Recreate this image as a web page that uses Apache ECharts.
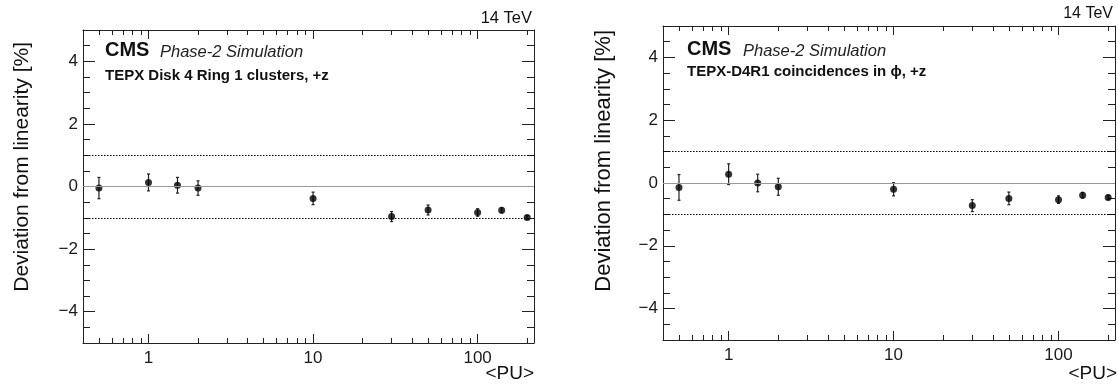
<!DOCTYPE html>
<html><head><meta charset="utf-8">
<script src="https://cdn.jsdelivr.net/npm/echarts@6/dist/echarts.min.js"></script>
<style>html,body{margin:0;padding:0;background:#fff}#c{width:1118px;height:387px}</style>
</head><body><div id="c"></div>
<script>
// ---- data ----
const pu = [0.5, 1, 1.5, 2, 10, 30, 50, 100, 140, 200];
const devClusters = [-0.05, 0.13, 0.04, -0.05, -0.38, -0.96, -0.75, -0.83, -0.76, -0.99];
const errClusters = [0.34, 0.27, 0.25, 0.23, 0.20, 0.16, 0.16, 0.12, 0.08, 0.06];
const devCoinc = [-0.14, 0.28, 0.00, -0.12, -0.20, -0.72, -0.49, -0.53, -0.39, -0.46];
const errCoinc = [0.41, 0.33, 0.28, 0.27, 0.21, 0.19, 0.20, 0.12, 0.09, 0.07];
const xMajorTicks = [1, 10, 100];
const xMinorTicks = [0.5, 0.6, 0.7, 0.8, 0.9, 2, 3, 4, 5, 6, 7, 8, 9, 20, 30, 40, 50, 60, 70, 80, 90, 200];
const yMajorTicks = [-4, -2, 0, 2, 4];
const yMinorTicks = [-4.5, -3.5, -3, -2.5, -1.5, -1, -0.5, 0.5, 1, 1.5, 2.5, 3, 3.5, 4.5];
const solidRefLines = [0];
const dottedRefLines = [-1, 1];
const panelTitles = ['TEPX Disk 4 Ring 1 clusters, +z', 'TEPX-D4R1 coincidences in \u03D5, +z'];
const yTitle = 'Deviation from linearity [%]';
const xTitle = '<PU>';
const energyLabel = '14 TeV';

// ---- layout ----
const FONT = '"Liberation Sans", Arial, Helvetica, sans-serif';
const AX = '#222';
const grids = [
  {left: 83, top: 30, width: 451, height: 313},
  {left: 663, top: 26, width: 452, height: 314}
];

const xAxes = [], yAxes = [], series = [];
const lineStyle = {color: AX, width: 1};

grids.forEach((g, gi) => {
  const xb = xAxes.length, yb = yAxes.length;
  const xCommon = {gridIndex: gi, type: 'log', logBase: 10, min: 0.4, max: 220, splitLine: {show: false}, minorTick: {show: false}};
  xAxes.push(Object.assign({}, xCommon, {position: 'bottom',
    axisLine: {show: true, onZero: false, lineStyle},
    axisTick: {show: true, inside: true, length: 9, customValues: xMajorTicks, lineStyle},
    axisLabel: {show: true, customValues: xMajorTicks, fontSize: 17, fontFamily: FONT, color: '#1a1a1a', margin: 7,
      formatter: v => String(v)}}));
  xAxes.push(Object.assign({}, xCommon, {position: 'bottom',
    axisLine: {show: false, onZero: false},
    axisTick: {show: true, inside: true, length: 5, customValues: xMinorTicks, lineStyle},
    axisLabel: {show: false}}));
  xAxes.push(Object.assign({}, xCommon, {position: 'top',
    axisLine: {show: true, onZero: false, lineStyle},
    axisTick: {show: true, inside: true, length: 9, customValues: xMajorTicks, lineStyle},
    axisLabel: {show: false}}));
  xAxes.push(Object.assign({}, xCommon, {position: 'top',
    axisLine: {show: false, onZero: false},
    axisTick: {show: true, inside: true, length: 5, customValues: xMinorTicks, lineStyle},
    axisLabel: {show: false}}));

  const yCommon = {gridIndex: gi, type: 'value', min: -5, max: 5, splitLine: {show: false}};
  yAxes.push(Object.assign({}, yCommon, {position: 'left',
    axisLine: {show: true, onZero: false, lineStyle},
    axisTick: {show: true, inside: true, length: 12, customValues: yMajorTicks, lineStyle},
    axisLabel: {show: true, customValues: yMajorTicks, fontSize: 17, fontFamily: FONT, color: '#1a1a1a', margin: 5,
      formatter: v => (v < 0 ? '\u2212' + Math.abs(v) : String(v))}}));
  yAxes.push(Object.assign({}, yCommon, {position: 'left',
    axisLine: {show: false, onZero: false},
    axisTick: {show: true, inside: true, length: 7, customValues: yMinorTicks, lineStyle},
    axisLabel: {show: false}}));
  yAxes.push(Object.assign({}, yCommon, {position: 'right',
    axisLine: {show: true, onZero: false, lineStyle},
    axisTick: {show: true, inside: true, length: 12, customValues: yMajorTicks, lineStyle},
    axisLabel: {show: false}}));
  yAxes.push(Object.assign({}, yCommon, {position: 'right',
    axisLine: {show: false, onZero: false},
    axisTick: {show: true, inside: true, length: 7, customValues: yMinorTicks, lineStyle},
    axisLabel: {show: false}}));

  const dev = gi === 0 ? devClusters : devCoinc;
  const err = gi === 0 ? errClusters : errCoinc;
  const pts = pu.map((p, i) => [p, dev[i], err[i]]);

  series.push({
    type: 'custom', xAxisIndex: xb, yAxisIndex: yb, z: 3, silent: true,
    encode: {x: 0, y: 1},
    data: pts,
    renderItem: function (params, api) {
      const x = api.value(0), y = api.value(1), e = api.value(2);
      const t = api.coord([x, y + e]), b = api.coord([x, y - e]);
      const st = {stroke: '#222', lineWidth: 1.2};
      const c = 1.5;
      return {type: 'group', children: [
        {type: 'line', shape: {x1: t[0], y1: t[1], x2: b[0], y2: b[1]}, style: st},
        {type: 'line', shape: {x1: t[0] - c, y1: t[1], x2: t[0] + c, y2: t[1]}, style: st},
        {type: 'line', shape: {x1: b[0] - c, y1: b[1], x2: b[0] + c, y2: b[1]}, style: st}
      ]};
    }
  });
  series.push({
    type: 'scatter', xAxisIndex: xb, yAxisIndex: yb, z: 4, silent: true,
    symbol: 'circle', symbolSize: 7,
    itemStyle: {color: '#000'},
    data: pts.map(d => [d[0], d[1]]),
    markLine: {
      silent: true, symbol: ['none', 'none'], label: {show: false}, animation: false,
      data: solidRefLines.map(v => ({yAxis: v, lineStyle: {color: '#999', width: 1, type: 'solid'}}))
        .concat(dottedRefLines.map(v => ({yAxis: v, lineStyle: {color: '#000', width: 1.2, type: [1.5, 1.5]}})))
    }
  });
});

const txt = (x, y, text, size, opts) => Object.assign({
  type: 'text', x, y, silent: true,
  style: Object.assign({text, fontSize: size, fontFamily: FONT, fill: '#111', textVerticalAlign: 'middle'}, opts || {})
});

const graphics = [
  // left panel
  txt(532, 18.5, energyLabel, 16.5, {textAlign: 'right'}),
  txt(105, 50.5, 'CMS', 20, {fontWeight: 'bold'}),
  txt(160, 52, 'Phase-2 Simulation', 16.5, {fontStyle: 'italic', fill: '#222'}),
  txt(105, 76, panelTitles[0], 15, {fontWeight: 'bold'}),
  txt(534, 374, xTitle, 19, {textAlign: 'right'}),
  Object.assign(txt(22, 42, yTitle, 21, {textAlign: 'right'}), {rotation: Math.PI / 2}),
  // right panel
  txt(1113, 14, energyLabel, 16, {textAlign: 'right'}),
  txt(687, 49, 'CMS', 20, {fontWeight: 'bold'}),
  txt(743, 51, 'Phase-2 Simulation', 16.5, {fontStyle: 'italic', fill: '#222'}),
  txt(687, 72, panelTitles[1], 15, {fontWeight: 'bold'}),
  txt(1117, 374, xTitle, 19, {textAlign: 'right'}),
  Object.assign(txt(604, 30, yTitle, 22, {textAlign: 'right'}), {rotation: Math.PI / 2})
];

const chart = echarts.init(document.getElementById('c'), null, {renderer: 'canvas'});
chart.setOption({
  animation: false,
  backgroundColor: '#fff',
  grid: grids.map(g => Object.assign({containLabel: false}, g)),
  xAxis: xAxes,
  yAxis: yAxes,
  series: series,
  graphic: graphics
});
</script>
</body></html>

________________________________________

_What to produce_.
Extract, word for word, each line from the top of the data down to and including the line with "const energyLabel = '14 TeV';"; skip the pictures.

_Full output_.
Recreate this image as a web page that uses Apache ECharts.
<!DOCTYPE html>
<html><head><meta charset="utf-8">
<script src="https://cdn.jsdelivr.net/npm/echarts@6/dist/echarts.min.js"></script>
<style>html,body{margin:0;padding:0;background:#fff}#c{width:1118px;height:387px}</style>
</head><body><div id="c"></div>
<script>
// ---- data ----
const pu = [0.5, 1, 1.5, 2, 10, 30, 50, 100, 140, 200];
const devClusters = [-0.05, 0.13, 0.04, -0.05, -0.38, -0.96, -0.75, -0.83, -0.76, -0.99];
const errClusters = [0.34, 0.27, 0.25, 0.23, 0.20, 0.16, 0.16, 0.12, 0.08, 0.06];
const devCoinc = [-0.14, 0.28, 0.00, -0.12, -0.20, -0.72, -0.49, -0.53, -0.39, -0.46];
const errCoinc = [0.41, 0.33, 0.28, 0.27, 0.21, 0.19, 0.20, 0.12, 0.09, 0.07];
const xMajorTicks = [1, 10, 100];
const xMinorTicks = [0.5, 0.6, 0.7, 0.8, 0.9, 2, 3, 4, 5, 6, 7, 8, 9, 20, 30, 40, 50, 60, 70, 80, 90, 200];
const yMajorTicks = [-4, -2, 0, 2, 4];
const yMinorTicks = [-4.5, -3.5, -3, -2.5, -1.5, -1, -0.5, 0.5, 1, 1.5, 2.5, 3, 3.5, 4.5];
const solidRefLines = [0];
const dottedRefLines = [-1, 1];
const panelTitles = ['TEPX Disk 4 Ring 1 clusters, +z', 'TEPX-D4R1 coincidences in \u03D5, +z'];
const yTitle = 'Deviation from linearity [%]';
const xTitle = '<PU>';
const energyLabel = '14 TeV';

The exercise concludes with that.